▶ _TASK REQUIREMENTS_
In the records below, begin at the line containing "Write the matplotlib code for this chart." and end at the line containing "sum_baseline = 377"; quote every line in that span exactly, including both boundary lines, and no others.

▶ _DATASET_
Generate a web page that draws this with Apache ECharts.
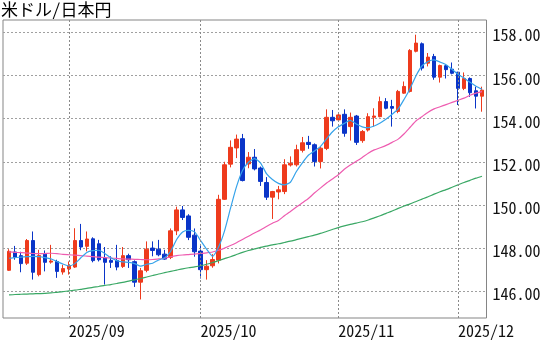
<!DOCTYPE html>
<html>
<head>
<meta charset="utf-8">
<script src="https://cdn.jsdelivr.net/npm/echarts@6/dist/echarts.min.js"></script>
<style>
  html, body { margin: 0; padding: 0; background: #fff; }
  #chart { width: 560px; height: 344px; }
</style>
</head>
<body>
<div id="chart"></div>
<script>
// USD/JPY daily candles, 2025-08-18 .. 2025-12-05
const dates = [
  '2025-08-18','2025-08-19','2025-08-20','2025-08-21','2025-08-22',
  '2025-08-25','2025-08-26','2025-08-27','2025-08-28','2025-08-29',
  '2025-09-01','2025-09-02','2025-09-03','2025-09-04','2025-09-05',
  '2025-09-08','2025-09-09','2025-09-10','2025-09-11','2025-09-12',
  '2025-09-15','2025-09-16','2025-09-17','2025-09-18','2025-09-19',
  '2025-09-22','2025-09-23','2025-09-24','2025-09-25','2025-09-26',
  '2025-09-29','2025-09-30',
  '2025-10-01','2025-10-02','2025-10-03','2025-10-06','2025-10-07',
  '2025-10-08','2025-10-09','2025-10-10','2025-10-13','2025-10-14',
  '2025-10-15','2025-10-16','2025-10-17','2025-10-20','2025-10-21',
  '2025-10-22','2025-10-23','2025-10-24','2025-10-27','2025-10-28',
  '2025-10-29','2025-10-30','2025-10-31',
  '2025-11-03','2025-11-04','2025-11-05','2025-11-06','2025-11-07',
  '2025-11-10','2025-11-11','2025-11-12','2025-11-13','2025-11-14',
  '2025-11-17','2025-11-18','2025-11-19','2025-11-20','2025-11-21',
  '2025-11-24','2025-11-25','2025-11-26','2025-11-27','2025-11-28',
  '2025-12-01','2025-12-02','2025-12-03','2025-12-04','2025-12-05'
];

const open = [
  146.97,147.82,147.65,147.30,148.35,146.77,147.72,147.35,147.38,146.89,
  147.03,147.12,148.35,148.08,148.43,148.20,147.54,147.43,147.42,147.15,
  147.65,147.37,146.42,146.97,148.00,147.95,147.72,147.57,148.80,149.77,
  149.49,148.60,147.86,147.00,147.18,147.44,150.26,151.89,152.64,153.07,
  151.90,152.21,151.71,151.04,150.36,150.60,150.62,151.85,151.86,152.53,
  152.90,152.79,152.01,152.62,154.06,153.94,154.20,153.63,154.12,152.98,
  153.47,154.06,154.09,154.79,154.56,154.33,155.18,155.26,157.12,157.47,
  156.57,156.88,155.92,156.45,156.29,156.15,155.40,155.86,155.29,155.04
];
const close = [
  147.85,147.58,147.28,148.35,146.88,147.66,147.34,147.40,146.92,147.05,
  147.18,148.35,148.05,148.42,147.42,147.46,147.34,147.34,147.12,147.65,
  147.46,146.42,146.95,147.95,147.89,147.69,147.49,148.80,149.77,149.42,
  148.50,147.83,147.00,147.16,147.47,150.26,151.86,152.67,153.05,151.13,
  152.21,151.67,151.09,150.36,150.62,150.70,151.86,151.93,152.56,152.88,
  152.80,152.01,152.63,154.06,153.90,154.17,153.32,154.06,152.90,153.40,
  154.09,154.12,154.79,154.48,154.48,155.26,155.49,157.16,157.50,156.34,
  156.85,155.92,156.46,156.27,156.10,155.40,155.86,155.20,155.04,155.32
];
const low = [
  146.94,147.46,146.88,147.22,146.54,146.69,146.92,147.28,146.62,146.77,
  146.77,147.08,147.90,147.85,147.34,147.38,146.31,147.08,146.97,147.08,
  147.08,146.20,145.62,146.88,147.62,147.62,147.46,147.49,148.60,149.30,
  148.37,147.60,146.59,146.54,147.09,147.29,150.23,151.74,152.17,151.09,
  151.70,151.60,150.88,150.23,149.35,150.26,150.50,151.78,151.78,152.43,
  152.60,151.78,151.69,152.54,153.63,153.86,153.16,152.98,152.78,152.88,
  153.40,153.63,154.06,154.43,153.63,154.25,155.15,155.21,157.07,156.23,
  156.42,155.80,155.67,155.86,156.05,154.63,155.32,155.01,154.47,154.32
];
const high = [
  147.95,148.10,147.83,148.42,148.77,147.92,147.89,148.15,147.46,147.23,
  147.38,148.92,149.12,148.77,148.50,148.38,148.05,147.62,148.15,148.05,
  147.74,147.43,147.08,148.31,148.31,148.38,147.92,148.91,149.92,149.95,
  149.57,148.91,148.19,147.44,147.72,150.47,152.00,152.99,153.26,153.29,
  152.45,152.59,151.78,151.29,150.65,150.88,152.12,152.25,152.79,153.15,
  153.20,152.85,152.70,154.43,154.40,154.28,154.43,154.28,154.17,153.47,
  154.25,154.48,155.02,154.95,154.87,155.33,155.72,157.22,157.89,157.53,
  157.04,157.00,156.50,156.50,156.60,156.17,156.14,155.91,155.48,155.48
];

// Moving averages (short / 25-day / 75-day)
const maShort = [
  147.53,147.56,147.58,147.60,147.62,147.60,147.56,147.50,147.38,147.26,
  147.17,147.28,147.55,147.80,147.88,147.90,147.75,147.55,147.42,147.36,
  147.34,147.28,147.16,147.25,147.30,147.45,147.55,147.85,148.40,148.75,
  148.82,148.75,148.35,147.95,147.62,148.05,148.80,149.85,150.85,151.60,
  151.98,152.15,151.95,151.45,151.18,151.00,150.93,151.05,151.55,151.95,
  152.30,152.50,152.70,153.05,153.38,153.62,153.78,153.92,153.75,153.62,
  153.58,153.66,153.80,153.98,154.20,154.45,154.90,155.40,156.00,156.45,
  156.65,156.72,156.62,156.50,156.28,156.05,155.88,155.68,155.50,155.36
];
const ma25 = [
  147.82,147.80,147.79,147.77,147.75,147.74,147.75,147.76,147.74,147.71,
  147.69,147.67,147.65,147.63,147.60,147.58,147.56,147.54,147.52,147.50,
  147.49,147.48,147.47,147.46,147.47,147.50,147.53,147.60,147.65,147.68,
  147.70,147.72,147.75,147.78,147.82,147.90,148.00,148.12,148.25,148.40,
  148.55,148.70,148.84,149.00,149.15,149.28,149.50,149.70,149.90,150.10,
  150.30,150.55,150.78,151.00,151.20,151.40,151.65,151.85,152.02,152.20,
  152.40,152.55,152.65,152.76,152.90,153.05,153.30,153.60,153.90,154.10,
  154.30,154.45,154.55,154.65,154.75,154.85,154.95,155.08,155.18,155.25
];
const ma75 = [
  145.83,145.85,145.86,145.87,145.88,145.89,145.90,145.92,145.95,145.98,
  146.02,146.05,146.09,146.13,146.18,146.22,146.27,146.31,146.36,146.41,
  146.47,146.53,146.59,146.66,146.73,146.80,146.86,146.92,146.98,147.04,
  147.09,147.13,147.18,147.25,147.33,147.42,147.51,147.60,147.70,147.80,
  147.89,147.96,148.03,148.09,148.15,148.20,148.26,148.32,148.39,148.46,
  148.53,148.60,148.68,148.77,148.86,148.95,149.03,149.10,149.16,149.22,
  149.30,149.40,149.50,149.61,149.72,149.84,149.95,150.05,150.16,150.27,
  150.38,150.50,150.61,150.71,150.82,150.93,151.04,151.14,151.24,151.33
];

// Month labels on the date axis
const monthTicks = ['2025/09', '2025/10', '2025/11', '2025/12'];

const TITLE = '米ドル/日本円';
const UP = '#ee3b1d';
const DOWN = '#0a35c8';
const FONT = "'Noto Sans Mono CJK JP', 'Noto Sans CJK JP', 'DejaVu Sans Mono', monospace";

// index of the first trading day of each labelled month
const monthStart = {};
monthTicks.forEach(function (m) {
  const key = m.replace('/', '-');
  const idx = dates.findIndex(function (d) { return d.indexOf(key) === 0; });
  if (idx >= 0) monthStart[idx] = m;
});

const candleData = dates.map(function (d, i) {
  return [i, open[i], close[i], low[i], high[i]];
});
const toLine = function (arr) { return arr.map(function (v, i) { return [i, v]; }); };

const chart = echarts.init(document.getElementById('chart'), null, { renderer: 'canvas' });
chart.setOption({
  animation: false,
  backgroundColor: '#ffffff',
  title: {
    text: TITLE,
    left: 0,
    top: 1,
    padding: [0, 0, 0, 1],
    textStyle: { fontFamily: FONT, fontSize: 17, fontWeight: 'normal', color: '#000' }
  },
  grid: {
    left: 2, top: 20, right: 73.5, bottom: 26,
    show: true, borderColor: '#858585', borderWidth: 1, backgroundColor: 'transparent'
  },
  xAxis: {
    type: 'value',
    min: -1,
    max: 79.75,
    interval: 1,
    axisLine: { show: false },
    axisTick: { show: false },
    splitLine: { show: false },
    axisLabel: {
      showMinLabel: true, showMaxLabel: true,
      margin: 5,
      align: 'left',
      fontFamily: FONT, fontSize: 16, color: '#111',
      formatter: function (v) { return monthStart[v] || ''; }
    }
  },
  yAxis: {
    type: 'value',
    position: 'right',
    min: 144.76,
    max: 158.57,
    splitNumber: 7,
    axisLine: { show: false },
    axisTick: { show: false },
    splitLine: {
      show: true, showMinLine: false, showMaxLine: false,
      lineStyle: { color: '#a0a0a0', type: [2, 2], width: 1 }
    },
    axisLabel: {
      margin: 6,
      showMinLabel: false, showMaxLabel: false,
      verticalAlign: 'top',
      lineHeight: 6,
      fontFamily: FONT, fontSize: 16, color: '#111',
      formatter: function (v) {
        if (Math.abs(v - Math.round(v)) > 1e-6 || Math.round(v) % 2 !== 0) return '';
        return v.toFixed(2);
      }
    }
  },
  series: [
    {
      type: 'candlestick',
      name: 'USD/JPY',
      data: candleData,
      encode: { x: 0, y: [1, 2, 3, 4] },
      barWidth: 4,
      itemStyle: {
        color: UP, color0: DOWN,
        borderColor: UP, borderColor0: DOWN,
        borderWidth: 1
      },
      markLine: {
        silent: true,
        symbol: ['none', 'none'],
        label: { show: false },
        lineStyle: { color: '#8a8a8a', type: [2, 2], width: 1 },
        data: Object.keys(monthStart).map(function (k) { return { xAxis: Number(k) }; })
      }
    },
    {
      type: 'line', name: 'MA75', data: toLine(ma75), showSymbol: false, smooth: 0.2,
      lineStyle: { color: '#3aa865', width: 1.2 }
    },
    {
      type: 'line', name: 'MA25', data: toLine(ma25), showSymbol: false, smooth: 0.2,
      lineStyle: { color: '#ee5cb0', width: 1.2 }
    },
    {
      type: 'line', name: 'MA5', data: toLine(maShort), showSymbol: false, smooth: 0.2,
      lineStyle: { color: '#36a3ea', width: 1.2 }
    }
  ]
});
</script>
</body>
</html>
--
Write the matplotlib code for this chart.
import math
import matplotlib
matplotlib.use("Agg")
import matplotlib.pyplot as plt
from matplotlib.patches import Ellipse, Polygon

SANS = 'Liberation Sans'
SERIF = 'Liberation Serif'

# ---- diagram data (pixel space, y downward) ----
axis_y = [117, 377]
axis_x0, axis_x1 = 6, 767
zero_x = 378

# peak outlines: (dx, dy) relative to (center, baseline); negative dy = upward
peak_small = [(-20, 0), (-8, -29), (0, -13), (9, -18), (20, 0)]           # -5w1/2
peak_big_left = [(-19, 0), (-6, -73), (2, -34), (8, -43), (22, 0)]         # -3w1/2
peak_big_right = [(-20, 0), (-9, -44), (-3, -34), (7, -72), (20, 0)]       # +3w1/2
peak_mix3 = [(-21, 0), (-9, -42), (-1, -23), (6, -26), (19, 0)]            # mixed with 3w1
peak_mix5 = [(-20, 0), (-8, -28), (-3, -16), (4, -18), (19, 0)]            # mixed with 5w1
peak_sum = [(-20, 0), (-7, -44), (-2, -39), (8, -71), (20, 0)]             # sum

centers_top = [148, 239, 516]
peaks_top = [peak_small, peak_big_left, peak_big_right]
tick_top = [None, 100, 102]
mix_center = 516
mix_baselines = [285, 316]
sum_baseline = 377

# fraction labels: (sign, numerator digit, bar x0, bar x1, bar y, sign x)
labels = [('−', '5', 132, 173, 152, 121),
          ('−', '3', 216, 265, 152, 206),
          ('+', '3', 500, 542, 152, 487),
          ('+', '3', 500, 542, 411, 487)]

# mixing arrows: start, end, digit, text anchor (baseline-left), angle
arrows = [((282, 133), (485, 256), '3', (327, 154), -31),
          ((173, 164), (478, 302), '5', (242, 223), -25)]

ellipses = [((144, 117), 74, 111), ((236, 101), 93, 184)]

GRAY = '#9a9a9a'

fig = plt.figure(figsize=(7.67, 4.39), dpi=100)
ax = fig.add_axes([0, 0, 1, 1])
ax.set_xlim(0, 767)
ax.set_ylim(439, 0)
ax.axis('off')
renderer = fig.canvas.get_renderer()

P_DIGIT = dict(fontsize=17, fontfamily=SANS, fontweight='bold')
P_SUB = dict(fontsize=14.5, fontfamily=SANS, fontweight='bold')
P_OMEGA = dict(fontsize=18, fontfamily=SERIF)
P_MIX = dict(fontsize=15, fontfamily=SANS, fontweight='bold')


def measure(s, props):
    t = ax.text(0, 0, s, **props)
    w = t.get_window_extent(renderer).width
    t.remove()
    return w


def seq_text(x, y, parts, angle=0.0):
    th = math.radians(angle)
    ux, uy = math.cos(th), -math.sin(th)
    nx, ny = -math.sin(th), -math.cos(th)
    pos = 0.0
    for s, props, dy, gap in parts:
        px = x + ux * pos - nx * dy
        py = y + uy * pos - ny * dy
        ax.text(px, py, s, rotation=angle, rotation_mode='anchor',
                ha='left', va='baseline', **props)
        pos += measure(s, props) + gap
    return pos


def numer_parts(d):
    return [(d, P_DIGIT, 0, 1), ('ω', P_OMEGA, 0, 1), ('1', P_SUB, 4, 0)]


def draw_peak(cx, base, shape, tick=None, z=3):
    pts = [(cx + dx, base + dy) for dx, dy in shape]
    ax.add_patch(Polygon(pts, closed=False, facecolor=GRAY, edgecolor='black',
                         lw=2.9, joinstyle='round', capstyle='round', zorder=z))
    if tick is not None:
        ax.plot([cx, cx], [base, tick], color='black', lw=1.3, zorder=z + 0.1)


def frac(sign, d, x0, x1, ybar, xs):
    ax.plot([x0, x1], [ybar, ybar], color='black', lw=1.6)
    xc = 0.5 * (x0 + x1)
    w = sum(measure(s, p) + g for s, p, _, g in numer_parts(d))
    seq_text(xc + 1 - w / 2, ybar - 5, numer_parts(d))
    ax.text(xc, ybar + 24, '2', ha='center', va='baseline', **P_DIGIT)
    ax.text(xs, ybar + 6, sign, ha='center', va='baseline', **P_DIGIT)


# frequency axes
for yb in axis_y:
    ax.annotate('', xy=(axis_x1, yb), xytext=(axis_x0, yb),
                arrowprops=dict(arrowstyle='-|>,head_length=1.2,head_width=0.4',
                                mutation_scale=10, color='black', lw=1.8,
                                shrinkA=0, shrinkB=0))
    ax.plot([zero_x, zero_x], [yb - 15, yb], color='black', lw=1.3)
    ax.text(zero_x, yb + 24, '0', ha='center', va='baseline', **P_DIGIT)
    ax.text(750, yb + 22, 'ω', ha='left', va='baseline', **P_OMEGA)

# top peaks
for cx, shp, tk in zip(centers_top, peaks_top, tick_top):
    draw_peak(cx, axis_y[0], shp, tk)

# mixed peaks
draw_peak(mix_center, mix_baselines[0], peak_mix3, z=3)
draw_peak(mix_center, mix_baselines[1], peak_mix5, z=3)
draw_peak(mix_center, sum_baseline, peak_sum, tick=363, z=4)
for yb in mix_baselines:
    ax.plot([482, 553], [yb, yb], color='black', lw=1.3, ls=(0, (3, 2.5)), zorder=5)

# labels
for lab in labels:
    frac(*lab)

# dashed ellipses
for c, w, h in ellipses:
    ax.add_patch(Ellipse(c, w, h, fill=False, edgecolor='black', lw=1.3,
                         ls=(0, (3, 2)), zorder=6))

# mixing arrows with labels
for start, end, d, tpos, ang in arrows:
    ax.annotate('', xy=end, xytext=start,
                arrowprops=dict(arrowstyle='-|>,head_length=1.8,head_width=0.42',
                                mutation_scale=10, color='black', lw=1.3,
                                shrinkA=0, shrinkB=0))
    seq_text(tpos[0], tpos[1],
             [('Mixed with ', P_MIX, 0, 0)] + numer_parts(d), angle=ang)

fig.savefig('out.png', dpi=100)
...
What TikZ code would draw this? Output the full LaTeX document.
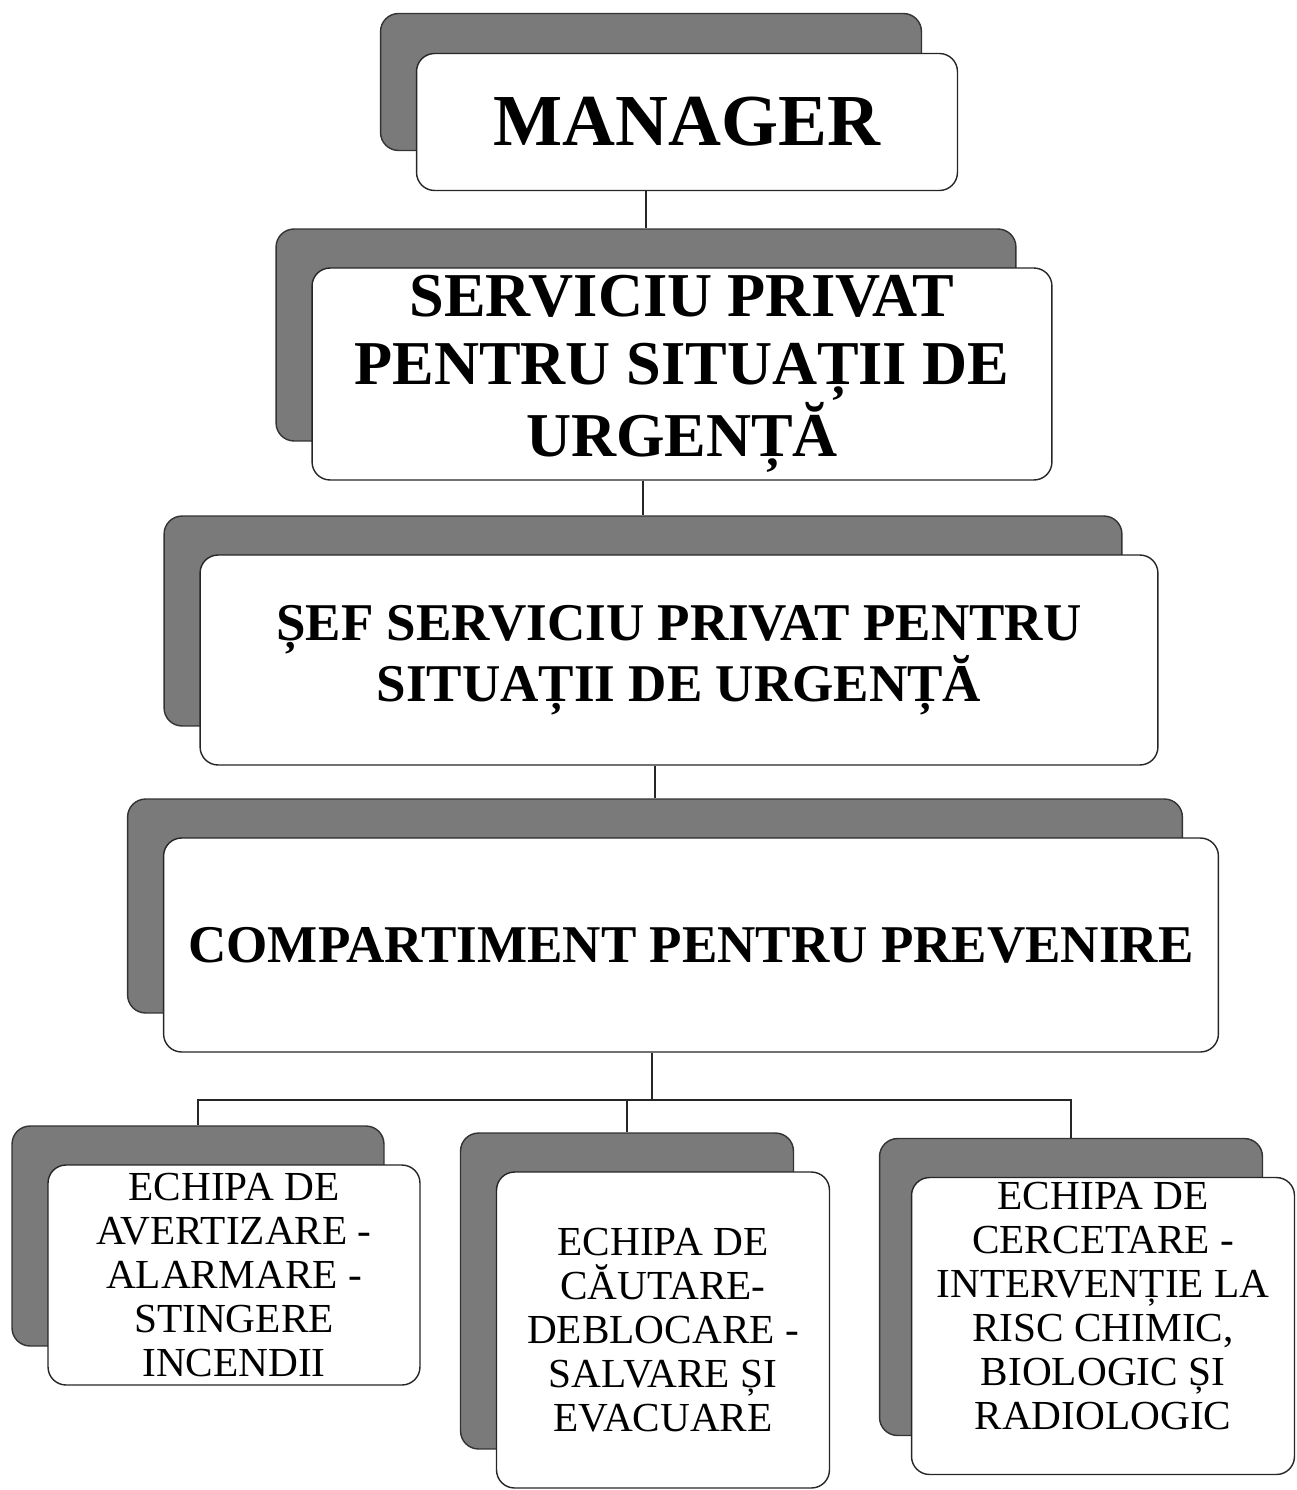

▶ _EXPECTED OUTPUT_
Write the matplotlib code for this chart.
import math
import matplotlib
matplotlib.use("Agg")
import matplotlib.pyplot as plt
from matplotlib.patches import Ellipse, Polygon

SANS = 'Liberation Sans'
SERIF = 'Liberation Serif'

# ---- diagram data (pixel space, y downward) ----
axis_y = [117, 377]
axis_x0, axis_x1 = 6, 767
zero_x = 378

# peak outlines: (dx, dy) relative to (center, baseline); negative dy = upward
peak_small = [(-20, 0), (-8, -29), (0, -13), (9, -18), (20, 0)]           # -5w1/2
peak_big_left = [(-19, 0), (-6, -73), (2, -34), (8, -43), (22, 0)]         # -3w1/2
peak_big_right = [(-20, 0), (-9, -44), (-3, -34), (7, -72), (20, 0)]       # +3w1/2
peak_mix3 = [(-21, 0), (-9, -42), (-1, -23), (6, -26), (19, 0)]            # mixed with 3w1
peak_mix5 = [(-20, 0), (-8, -28), (-3, -16), (4, -18), (19, 0)]            # mixed with 5w1
peak_sum = [(-20, 0), (-7, -44), (-2, -39), (8, -71), (20, 0)]             # sum

centers_top = [148, 239, 516]
peaks_top = [peak_small, peak_big_left, peak_big_right]
tick_top = [None, 100, 102]
mix_center = 516
mix_baselines = [285, 316]
sum_baseline = 377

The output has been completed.